South Florida filmmaker Ric O'Barry does nothing with subtlety.

The former trainer of dolphins for "Flipper" who became an animal activist took a brief moment as his film "The Cove" took home the award for best feature documentary at the Oscars last night to get a big bold message out to millions.

O'Barry, in near "Soy bomb"-like outrageousness, whipped out a big black and white sign reading "Text DOLPHIN to 44144."

"The Cove," of course, is O'Barry's epic, three-years-in-the-making, inside look at the slaughter of dolphins in Taiji, Japan.
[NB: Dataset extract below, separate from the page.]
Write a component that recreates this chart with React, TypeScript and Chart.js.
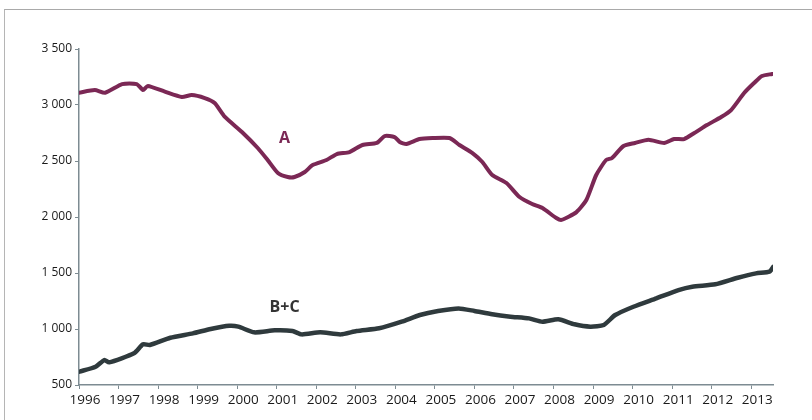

It documents how fishermen heartlessly lure the mammals into a small cove where they're killed for meat or sold to zoos and aquariums.

Oscar braodcaster ABC didn't let viewers at home get much of a look at the sign, but O'Barry, who resides in Coconut Creek, got his point across nonetheless.

What is his point? Stopping the slaughter of dolphins in Japan and elsewhere, and he thinks once the film is screened in the Land of the Rising Sun, it'll do just that.

"When the film is seen in Japan, it will shut 'the cove' down permanently," O'Barry told Reuters.

And with the film set to hit at least five Japanese theaters in May, it might do just that.